En 2021, le Normand Moufid Taleb s’était préparé à affronter le Groenland. La crise sanitaire l’avait finalement détourné de cet objectif, et il s’était rabattu sur une traversée du Hardangervidda, en Norvège. Ce plateau, le plus grand d’Europe intégralement dépourvu d’arbres, est notamment connu pour avoir servi de décor à des scènes enneigées du film Star Wars « L’Empire contre-attaque ». Même si la première tentative de l’explorateur a échoué en 2022, à cause d’un cyclone extra-tropical qui a failli le tuer, il se prépare à repartir de Saint-Étienne-du-Rouvray (Seine-Maritime), « pas refroidi », le 17 décembre prochain, pour une nouvelle expédition.
Son aventure d’explorateur amateur avait commencé dans les Alpes suisses en 2021, avec l’explorateur belge Dixie Dansercoer – décédé quelques mois plus tard lors d’une expédition au Groenland –, puis par un premier trekking en solitaire dans le parc naturel du Sarek en Suède. Mais, à cause du Covid, Moufid Taleb se voit refuser un accès à la banquise du Groenland en avril 2021. C’est fin janvier 2022, quelques jours après le début de sa traversée de 600 km du plateau d’Hardangervidda, qu’il se retrouve piégé par le cyclone extra-tropical Malik : « Je ne pouvais plus progresser à cause des rafales de vent. Alors, je me suis installé sous ma tente le temps que la dépression passe », se souvient-il. « Mais, au milieu de la journée, mes ancrages ont lâché. La tente, longue de 4 m, une vraie voile, a menacé de s’envoler avec toutes mes affaires alors que j’étais en sous-vêtements. Pendant des dizaines de minutes, j’ai lutté contre le vent avant de me replonger dedans. C’était un combat perdu d’avance.
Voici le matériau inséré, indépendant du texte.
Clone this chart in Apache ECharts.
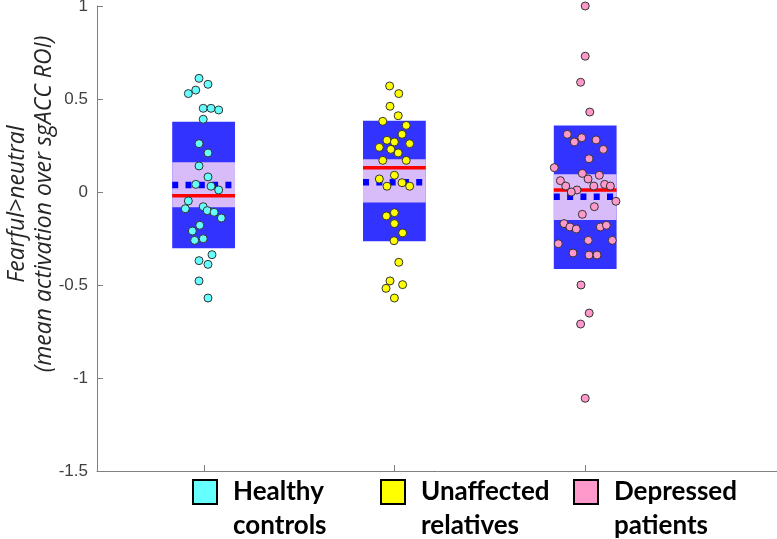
<!DOCTYPE html>
<html>
<head>
<meta charset="utf-8">
<script src="https://cdn.jsdelivr.net/npm/echarts@6/dist/echarts.min.js"></script>
<style>
html,body{margin:0;padding:0;background:#fff;overflow:hidden;}
#chart{width:777px;height:539px;}
</style>
</head>
<body>
<div id="chart"></div>
<script>
// ---- data ----
const groupNames = ['Healthy\ncontrols', 'Unaffected\nrelatives', 'Depressed\npatients'];
const groupColors = ['#66FFFF', '#FFFF00', '#FF99CC'];
const yTicks = [-1.5, -1, -0.5, 0, 0.5, 1];

// summary statistics per group: [sdLow, sdHigh, semLow, semHigh, mean, median]
const sdLow   = [-0.303, -0.265, -0.414];
const sdHigh  = [0.378, 0.383, 0.358];
const semLow  = [-0.082, -0.057, -0.150];
const semHigh = [0.160, 0.176, 0.095];
const means   = [-0.020, 0.131, 0.011];
const medians = [0.038, 0.052, -0.025];

// individual values
const healthyVals = [0.611,0.579,0.548,0.529,0.45,0.45,0.441,0.391,0.26,0.21,0.14,0.081,0.041,0.031,0.011,-0.048,-0.09,-0.079,-0.1,-0.109,-0.14,-0.179,-0.21,-0.26,-0.251,-0.337,-0.369,-0.389,-0.478,-0.57];
const healthyJit  = [-0.024,0.023,-0.041,-0.080,-0.002,0.039,0.079,-0.002,-0.024,0.023,-0.024,0.023,-0.041,0.039,0.079,-0.080,-0.096,-0.002,0.019,0.055,0.093,-0.020,-0.059,-0.047,-0.002,0.044,-0.024,0.023,-0.024,0.023];

const relativeVals = [0.57,0.529,0.461,0.41,0.38,0.358,0.31,0.278,0.269,0.26,0.24,0.229,0.21,0.17,0.17,0.09,0.07,0.05,0.031,0.031,-0.129,-0.111,-0.17,-0.22,-0.262,-0.378,-0.478,-0.498,-0.518,-0.57];
const relativeJit  = [-0.025,0.023,-0.023,0.020,-0.061,0.062,0.040,-0.039,0.000,0.080,-0.079,-0.019,0.020,-0.061,0.062,0.000,-0.079,0.040,-0.039,0.080,-0.042,0.000,0.000,0.043,-0.002,0.023,-0.023,0.043,-0.044,0.000];

const patientVals = [1.0,0.73,0.59,0.43,0.31,0.292,0.269,0.28,0.229,0.179,0.131,0.1,0.09,0.061,0.07,0.032,0.032,0.041,0.032,0.011,0.0,-0.05,-0.079,-0.12,-0.17,-0.188,-0.199,-0.188,-0.179,-0.278,-0.26,-0.26,-0.328,-0.339,-0.339,-0.5,-0.651,-0.71,-1.109];
const patientJit  = [0.000,0.000,-0.024,0.024,-0.094,-0.018,-0.057,0.057,0.095,0.020,-0.162,-0.015,0.074,-0.130,0.015,-0.102,0.045,0.102,0.132,-0.043,-0.073,0.161,0.048,-0.015,-0.111,-0.080,-0.047,0.079,0.111,-0.141,0.016,0.142,-0.064,0.020,0.062,-0.022,0.021,-0.024,0.000];

// ---- build ----
const groupVals = [healthyVals, relativeVals, patientVals];
const groupJit = [healthyJit, relativeJit, patientJit];
const boxHalf = 0.1645;
const yMin = yTicks[0], yMax = yTicks[yTicks.length - 1];

const boxData = groupNames.map((n, i) => [i + 1, sdLow[i], sdHigh[i], semLow[i], semHigh[i], means[i], medians[i]]);

function renderBox(params, api) {
  const x = api.value(0);
  const l = api.coord([x - boxHalf, 0])[0];
  const r = api.coord([x + boxHalf, 0])[0];
  const cx = api.coord([x, 0])[0];
  const y = v => api.coord([x, v])[1];
  const sdT = y(api.value(2)), sdB = y(api.value(1));
  const seT = y(api.value(4)), seB = y(api.value(3));
  const mY = y(api.value(5)), mdY = y(api.value(6));
  const axisY = y(yMin);
  const tx = Math.round(cx) + 0.5;
  return {
    type: 'group',
    children: [
      { type: 'rect', shape: { x: l, y: sdT, width: r - l, height: sdB - sdT }, style: { fill: '#3333FF' } },
      { type: 'rect', shape: { x: l, y: seT, width: r - l, height: seB - seT }, style: { fill: '#D7BCF9' } },
      { type: 'line', shape: { x1: l, y1: mY, x2: r, y2: mY }, style: { stroke: '#FF0000', lineWidth: 3.5 } },
      { type: 'line', shape: { x1: l, y1: mdY, x2: r, y2: mdY }, style: { stroke: '#0000FF', lineWidth: 6.5, lineDash: [6, 7.3] } },
      // category tick on the x axis
      { type: 'line', shape: { x1: tx, y1: axisY, x2: tx, y2: axisY - 6 }, style: { stroke: '#808080', lineWidth: 1 } }
    ]
  };
}

const scatterSeries = groupVals.map((vals, g) => ({
  type: 'scatter',
  name: groupNames[g],
  data: vals.map((v, k) => [g + 1 + groupJit[g][k], v]),
  symbolSize: 8,
  itemStyle: { color: groupColors[g], borderColor: '#333333', borderWidth: 1, opacity: 1 },
  z: 5,
  silent: true
}));

// legend (drawn as graphic elements)
const legendLeft = [192, 380, 573];
const legendGraphics = [];
groupNames.forEach((n, i) => {
  legendGraphics.push({
    type: 'rect', left: legendLeft[i], top: 479,
    shape: { width: 24, height: 24 },
    style: { fill: groupColors[i], stroke: '#000', lineWidth: 2 }
  });
  legendGraphics.push({
    type: 'text', left: legendLeft[i] + 41, top: 475,
    style: { text: n, font: 'bold 26px Lato', fill: '#000', lineHeight: 34 }
  });
});

const chart = echarts.init(document.getElementById('chart'), null, { renderer: 'canvas' });
chart.setOption({
  animation: false,
  backgroundColor: '#fff',
  grid: { left: 97, width: 682, top: 6, height: 465, containLabel: false, outerBoundsMode: 'none' },
  xAxis: {
    type: 'value', min: 0.4413, max: 4.0157,
    axisLine: { show: true, onZero: false, lineStyle: { color: '#808080', width: 1 } },
    axisTick: { show: false },
    axisLabel: { show: false },
    splitLine: { show: false }
  },
  yAxis: {
    type: 'value', min: yMin, max: yMax, interval: 0.5,
    axisLine: { show: true, onZero: false, lineStyle: { color: '#808080', width: 1 } },
    axisTick: { show: true, inside: true, length: 6, lineStyle: { color: '#808080' } },
    axisLabel: { color: '#404040', fontSize: 17, fontFamily: 'Liberation Sans, Arial', margin: 9 },
    splitLine: { show: false }
  },
  graphic: [
    {
      type: 'text', x: 31, y: 204, rotation: Math.PI / 2,
      style: {
        text: 'Fearful>neutral\n(mean activation over sgACC ROI)',
        font: 'italic 23px "Open Sans"', fill: '#262626',
        align: 'center', verticalAlign: 'middle', lineHeight: 27
      }
    }
  ].concat(legendGraphics),
  series: [
    { type: 'custom', renderItem: renderBox, data: boxData, z: 2, silent: true, clip: false,
      encode: { x: 0, y: [1, 2] } }
  ].concat(scatterSeries)
});
</script>
</body>
</html>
Sans arceaux, je me suis retrouvé enseveli. Je n’étouffais pas, mais j’avais très froid. J’ai pensé vraiment mourir. En plus, mon téléphone satellite ne captait pas le réseau. »
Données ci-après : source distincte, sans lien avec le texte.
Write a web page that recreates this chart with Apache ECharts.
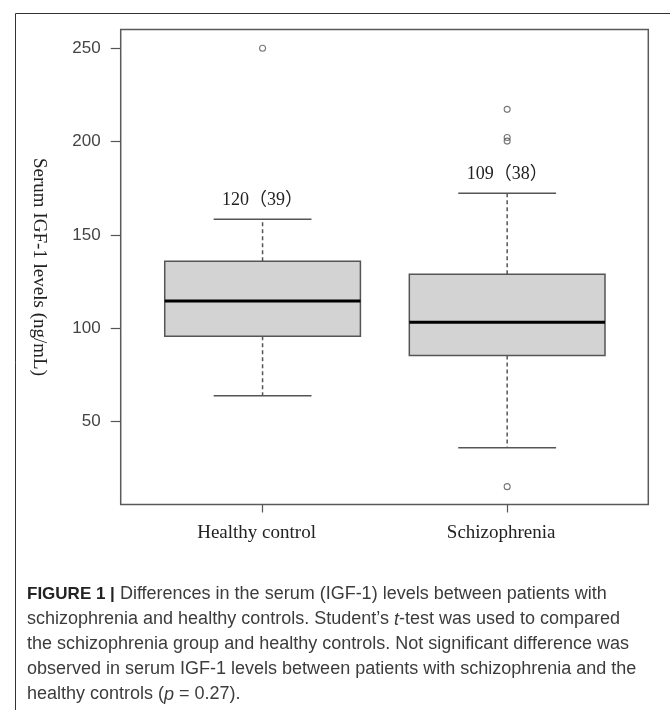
<!DOCTYPE html>
<html>
<head>
<meta charset="utf-8">
<script src="https://cdn.jsdelivr.net/npm/echarts@6/dist/echarts.min.js"></script>
<style>
html,body{margin:0;padding:0;background:#fff;}
#chart{width:670px;height:710px;}
</style>
</head>
<body>
<div id="chart"></div>
<script>
// ---- data ----
const categories = ['Healthy control', 'Schizophrenia'];
const categoryPos = [1, 2];
// [min whisker, Q1, median, Q3, max whisker]
const healthyBox = [63.9, 95.8, 114.6, 136.0, 158.4];
const schizoBox = [36.1, 85.4, 103.3, 129.0, 172.3];
const healthyOutliers = [250];
const schizoOutliers = [217.3, 202.2, 200.3, 15.2];
const annotations = ['120（39）', '109（38）'];
const yTicks = [50, 100, 150, 200, 250];
const yAxisTitle = 'Serum IGF-1 levels (ng/mL)';
const captionLines = [
  '{b|FIGURE 1 |} Differences in the serum (IGF-1) levels between patients with',
  'schizophrenia and healthy controls. Student’s {i|t}-test was used to compared',
  'the schizophrenia group and healthy controls. Not significant difference was',
  'observed in serum IGF-1 levels between patients with schizophrenia and the',
  'healthy controls ({i|p} = 0.27).'
];

const boxData = [
  [categoryPos[0]].concat(healthyBox).concat([0]),
  [categoryPos[1]].concat(schizoBox).concat([1])
];
const outlierData = [];
healthyOutliers.forEach(v => outlierData.push([categoryPos[0], v]));
schizoOutliers.forEach(v => outlierData.push([categoryPos[1], v]));

const BOX_HALF = 0.4, CAP_HALF = 0.2;
const strokeCol = '#555';

function renderBox(params, api) {
  const x = api.value(0);
  const mn = api.value(1), q1 = api.value(2), md = api.value(3), q3 = api.value(4), mx = api.value(5);
  const idx = api.value(6);
  const pMin = api.coord([x, mn]), pQ1 = api.coord([x, q1]), pMd = api.coord([x, md]),
        pQ3 = api.coord([x, q3]), pMx = api.coord([x, mx]);
  const bl = api.coord([x - BOX_HALF, q3]), br = api.coord([x + BOX_HALF, q1]);
  const cl = api.coord([x - CAP_HALF, mx])[0], cr = api.coord([x + CAP_HALF, mx])[0];
  const ml = api.coord([x - BOX_HALF, md])[0], mr = api.coord([x + BOX_HALF, md])[0];
  const dash = {stroke: strokeCol, lineWidth: 1.5, lineDash: [4, 3]};
  const solid = {stroke: strokeCol, lineWidth: 1.5};
  return {
    type: 'group',
    children: [
      {type: 'line', shape: {x1: pQ3[0], y1: pQ3[1], x2: pMx[0], y2: pMx[1]}, style: dash},
      {type: 'line', shape: {x1: pQ1[0], y1: pQ1[1], x2: pMin[0], y2: pMin[1]}, style: dash},
      {type: 'line', shape: {x1: cl, y1: pMx[1], x2: cr, y2: pMx[1]}, style: solid},
      {type: 'line', shape: {x1: cl, y1: pMin[1], x2: cr, y2: pMin[1]}, style: solid},
      {type: 'rect', shape: {x: bl[0], y: bl[1], width: br[0] - bl[0], height: br[1] - bl[1]},
        style: {fill: '#d3d3d3', stroke: strokeCol, lineWidth: 1.5}},
      {type: 'line', shape: {x1: ml, y1: pMd[1], x2: mr, y2: pMd[1]}, style: {stroke: '#000', lineWidth: 3}},
      {type: 'text', x: pMx[0], y: pMx[1] - 19,
        style: {text: annotations[idx], fill: '#222', font: '18px "Liberation Serif", "Noto Sans CJK SC", serif',
          align: 'center', verticalAlign: 'middle'}}
    ]
  };
}

const chart = echarts.init(document.getElementById('chart'));
chart.setOption({
  animation: false,
  backgroundColor: '#fff',
  graphic: [{
    type: 'rect', left: 13, top: 11, z: -1,
    shape: {width: 655, height: 720},
    style: {fill: 'none', stroke: '#333', lineWidth: 1}
  }],
  title: {
    left: 22, top: 577,
    text: captionLines.join('\n'),
    textStyle: {
      fontFamily: '"Liberation Sans", Arial, sans-serif',
      fontSize: 18, fontWeight: 'normal', color: '#3c3c3c', lineHeight: 25,
      rich: {
        b: {fontFamily: '"Liberation Sans", Arial, sans-serif', fontWeight: 'bold', fontSize: 17, color: '#222', lineHeight: 25},
        i: {fontFamily: '"Liberation Sans", Arial, sans-serif', fontStyle: 'italic', fontSize: 18, color: '#3c3c3c', lineHeight: 25}
      }
    }
  },
  grid: {
    left: 120.7, top: 29.5, width: 527.6, height: 475,
    show: true, borderColor: '#5a5a5a', borderWidth: 1.5, backgroundColor: 'transparent'
  },
  xAxis: {
    type: 'value', min: 0.42, max: 2.577,
    splitLine: {show: false},
    axisLine: {show: false},
    axisTick: {show: true, customValues: categoryPos, length: 8, lineStyle: {color: '#555', width: 1.2}},
    axisLabel: {
      customValues: categoryPos,
      formatter: v => categories[categoryPos.indexOf(v)],
      fontFamily: '"Liberation Serif", "Times New Roman", serif', fontSize: 19, color: '#222',
      margin: 19, padding: [0, 12, 0, 0]
    }
  },
  yAxis: {
    type: 'value', min: 5.65, max: 260.07,
    splitLine: {show: false},
    axisLine: {show: false},
    axisTick: {show: true, customValues: yTicks, length: 10, lineStyle: {color: '#555', width: 1.2}},
    axisLabel: {
      customValues: yTicks,
      fontFamily: '"Liberation Sans", Arial, sans-serif', fontSize: 17, color: '#444',
      margin: 20
    },
    name: yAxisTitle,
    nameLocation: 'middle',
    nameRotate: -90,
    nameGap: 72,
    nameTextStyle: {fontFamily: '"Liberation Serif", "Times New Roman", serif', fontSize: 19, color: '#222'}
  },
  series: [
    {
      type: 'custom',
      renderItem: renderBox,
      data: boxData,
      encode: {x: 0, y: [1, 2, 3, 4, 5]},
      z: 2
    },
    {
      type: 'scatter',
      data: outlierData,
      symbol: 'circle',
      symbolSize: 6,
      itemStyle: {color: 'transparent', borderColor: '#555', borderWidth: 1.1},
      z: 3
    }
  ]
});
</script>
</body>
</html>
« Je sais quand je pars, mais pas quand je reviens »
Mais, contre les éléments, l’explorateur n’a rien lâché. Il a alors poursuivi ses tentatives jusqu’à arriver à envoyer un SMS à sa famille. Un court message qui mettra deux heures et demie à arriver à destination. « Je connaissais mes coordonnées GPS. J’ai réussi à écrire tente détruite, appelez secours. Après, je suis resté sous la neige je ne sais pas combien d’heures. J’écoutais des podcasts », explique-t-il en riant. « Un moment, le téléphone satellite a grésillé. C’étaient les secours norvégiens. Vu la météo, un hélico ne pouvait pas venir. Un chasse-neige, une ambulance et sept motoneiges mettront sept heures à me retrouver. Après la prise de mes constantes, j’ai été évacué à l’hôpital le plus proche. Finalement, je n’avais rien de grave. Seulement, ma famille m’a cru mort pendant des heures. »
De retour en France quelques jours plus tard, Moufid Taleb a souhaité immédiatement rebondir. « J’ai passé un diplôme de guide polaire indépendant et j’ai abandonné mon métier de développeur informatique. Depuis un an, j’alterne les voyages pour des prestataires », précise-t-il. Avec cette expérience supplémentaire, il se sent prêt à retenter la traversée d’Hardangervidda : « Ce n’est pas une revanche, mais j’ai besoin d’y retourner. Je m’y sens vivant. Aller chercher quelque chose que je ne sais pas définir exactement. Poursuivre mon chemin vers ses espaces. Alors, je vais me lancer sur une trace de 200 km au moment où les journées ne font que deux heures et la neige est abondante. Des conditions difficiles. Je sais quand je pars, mais pas quand je reviens. Je passerais certainement le Nouvel An là-bas. Pour cela, je me suis préparé physiquement et j’ai complété mon matériel, notamment de communication, que j’avais totalement perdu. » Une aventure qu’il décrira, comme ses précédentes, sur son site.